§ SUPPLIED DATA:
# # # #

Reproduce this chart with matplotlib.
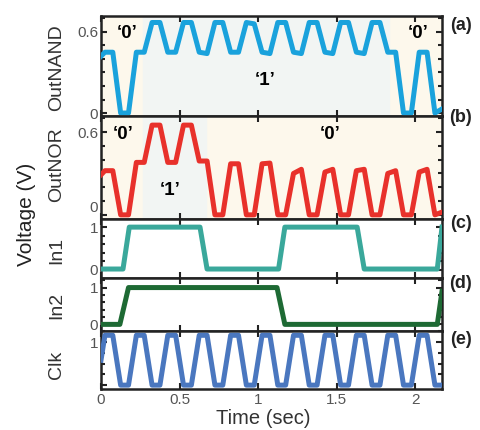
import matplotlib
matplotlib.use("Agg")
import matplotlib.pyplot as plt
from matplotlib.ticker import MultipleLocator, FixedLocator

plt.rcParams['font.family'] = ['Liberation Sans', 'DejaVu Sans']

# corner times shared by the clock and the two gate outputs (sec)
clk_t = [0, 0.025, 0.075, 0.125, 0.175, 0.225, 0.275, 0.325, 0.375, 0.425,
         0.475, 0.525, 0.575, 0.625, 0.675, 0.725, 0.775, 0.825, 0.875,
         0.925, 0.975, 1.025, 1.075, 1.125, 1.175, 1.225, 1.275, 1.325,
         1.375, 1.425, 1.475, 1.525, 1.575, 1.625, 1.675, 1.725, 1.775,
         1.825, 1.875, 1.925, 1.975, 2.025, 2.075, 2.125, 2.17]
clk_v = [0.58, 1.16, 1.16, 0, 0, 1.16, 1.16, 0, 0, 1.16, 1.16, 0, 0, 1.16,
         1.16, 0, 0, 1.16, 1.16, 0, 0, 1.16, 1.16, 0, 0, 1.16, 1.16, 0, 0,
         1.16, 1.16, 0, 0, 1.16, 1.16, 0, 0, 1.16, 1.16, 0, 0, 1.16, 1.16,
         0, 0]
nand_v = [0.42, 0.45, 0.45, 0, 0, 0.45, 0.45, 0.67, 0.67, 0.45, 0.45, 0.67,
          0.67, 0.45, 0.44, 0.67, 0.67, 0.45, 0.45, 0.67, 0.66, 0.45, 0.44,
          0.67, 0.67, 0.45, 0.44, 0.67, 0.67, 0.45, 0.44, 0.67, 0.67, 0.45,
          0.44, 0.67, 0.67, 0.45, 0.45, 0, 0, 0.45, 0.45, 0, 0.03]
nor_v = [0.29, 0.32, 0.32, 0, 0, 0.38, 0.38, 0.65, 0.65, 0.38, 0.38, 0.65,
         0.65, 0.39, 0.39, 0, 0, 0.37, 0.37, 0, 0, 0.37, 0.375, 0, 0, 0.30,
         0.33, 0, 0, 0.31, 0.33, 0, 0, 0.32, 0.33, 0, 0, 0.30, 0.32, 0, 0,
         0.31, 0.33, 0, 0.02]

in1_t = [0, 0.14, 0.18, 0.63, 0.675, 1.13, 1.17, 1.63, 1.675, 2.14, 2.17]
in1_v = [0.02, 0.02, 1.0, 1.0, 0.02, 0.02, 1.0, 1.0, 0.02, 0.02, 1.0]
in2_t = [0, 0.12, 0.175, 1.12, 1.17, 2.14, 2.17]
in2_v = [0, 0, 1.0, 1.0, 0, 0, 0.9]

x_ticks = [0, 0.5, 1, 1.5, 2]
x_labels = ['0', '0.5', '1', '1.5', '2']

names = ['OutNAND', 'OutNOR', 'In1', 'In2', 'Clk']
tags = ['(a)', '(b)', '(c)', '(d)', '(e)']
colors = ['#1aa2dc', '#e8312b', '#3aa89b', '#1e6a34', '#4a77bf']

W, H = 480, 430
fig = plt.figure(figsize=(W / 100, H / 100), dpi=100)

# panel edges in pixels (top, bottom)
edges = [(16, 116), (116, 219), (219, 278), (278, 331), (331, 389)]
x0, x1 = 101, 442
ylims = [(-0.022, 0.718), (-0.03, 0.716), (-0.19, 1.19), (-0.18, 1.26), (-0.09, 1.26)]
series = [(clk_t, nand_v), (clk_t, nor_v), (in1_t, in1_v), (in2_t, in2_v), (clk_t, clk_v)]

cream = '#fdf8ec'
grey = '#f2f5f3'

axes = []
for i, (top, bot) in enumerate(edges):
    ax = fig.add_axes([x0 / W, 1 - bot / H, (x1 - x0) / W, (bot - top) / H])
    t, v = series[i]
    ax.plot(t, v, color=colors[i], lw=3.6, solid_joinstyle='round', zorder=3)
    ax.set_xlim(0, 2.17)
    ax.set_ylim(*ylims[i])
    ax.set_xticks(x_ticks)
    ax.set_xticklabels(x_labels)
    if i < 2:
        ax.yaxis.set_major_locator(FixedLocator([0, 0.6]))
        ax.set_yticklabels(['0', '0.6'])
        ax.yaxis.set_minor_locator(MultipleLocator(0.1))
    elif i < 4:
        ax.yaxis.set_major_locator(FixedLocator([0, 1]))
        ax.set_yticklabels(['0', '1'])
        ax.yaxis.set_minor_locator(MultipleLocator(0.2))
    else:
        ax.yaxis.set_major_locator(FixedLocator([0, 1]))
        ax.set_yticklabels(['', '1'])
        ax.yaxis.set_minor_locator(MultipleLocator(0.25))
    ax.tick_params(which='both', direction='in', left=True, right=True,
                   top=True, bottom=True, width=1.5, colors='#222',
                   labelcolor='#555', labelsize=11)
    ax.tick_params(axis='y', which='major', length=4, pad=2)
    ax.tick_params(axis='y', which='minor', length=3)
    ax.tick_params(axis='x', which='major', length=4, pad=3)
    if i < 4:
        ax.tick_params(labelbottom=False)
    for s in ax.spines.values():
        s.set_linewidth(1.8)
        s.set_color('#222')
    axes.append(ax)

# lift the OutNOR "0" a little so it clears the In1 "1"
axes[1].get_yticklabels()[0].set_va('bottom')

# background regions
axes[0].set_facecolor(cream)
axes[0].axvspan(0.27, 1.83, color=grey, zorder=0)
axes[1].set_facecolor(cream)
axes[1].axvspan(0.27, 0.67, color=grey, zorder=0)

qfont = dict(fontsize=13.5, fontweight='bold', ha='center', va='center', zorder=4)
axes[0].text(0.166, 0.59, '\u20180\u2019', **qfont)
axes[0].text(2.02, 0.59, '\u20180\u2019', **qfont)
axes[0].text(1.045, 0.244, '\u20181\u2019', **qfont)
axes[1].text(0.14, 0.58, '\u20180\u2019', **qfont)
axes[1].text(1.46, 0.58, '\u20180\u2019', **qfont)
axes[1].text(0.44, 0.18, '\u20181\u2019', **qfont)

name_y = [68, 165, 250, 305, 365]
tag_y = [26, 118, 224, 284, 339]
for i in range(5):
    fig.text(57 / W, 1 - name_y[i] / H, names[i], rotation=90, fontsize=14,
             ha='center', va='center', color='#333')
    fig.text(461 / W, 1 - tag_y[i] / H, tags[i], fontsize=13,
             fontweight='bold', ha='center', va='center', color='#222')

fig.text(27 / W, 1 - 214 / H, 'Voltage (V)', rotation=90, fontsize=15,
         ha='center', va='center', color='#222')
fig.text(263 / W, 1 - 419 / H, 'Time (sec)', fontsize=14.5,
         ha='center', va='center', color='#333')

fig.savefig('out.png', dpi=100)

# # # #

§ WHAT TO PRODUCE:
Return only the lines running from the top of the data to the line that holds "plt.rcParams['font.family'] = ['Liberation". Include both of those lines, but skip the pictures.

§ FINISHED TASK:
Reproduce this chart with matplotlib.
import matplotlib
matplotlib.use("Agg")
import matplotlib.pyplot as plt
from matplotlib.ticker import MultipleLocator, FixedLocator

plt.rcParams['font.family'] = ['Liberation Sans', 'DejaVu Sans']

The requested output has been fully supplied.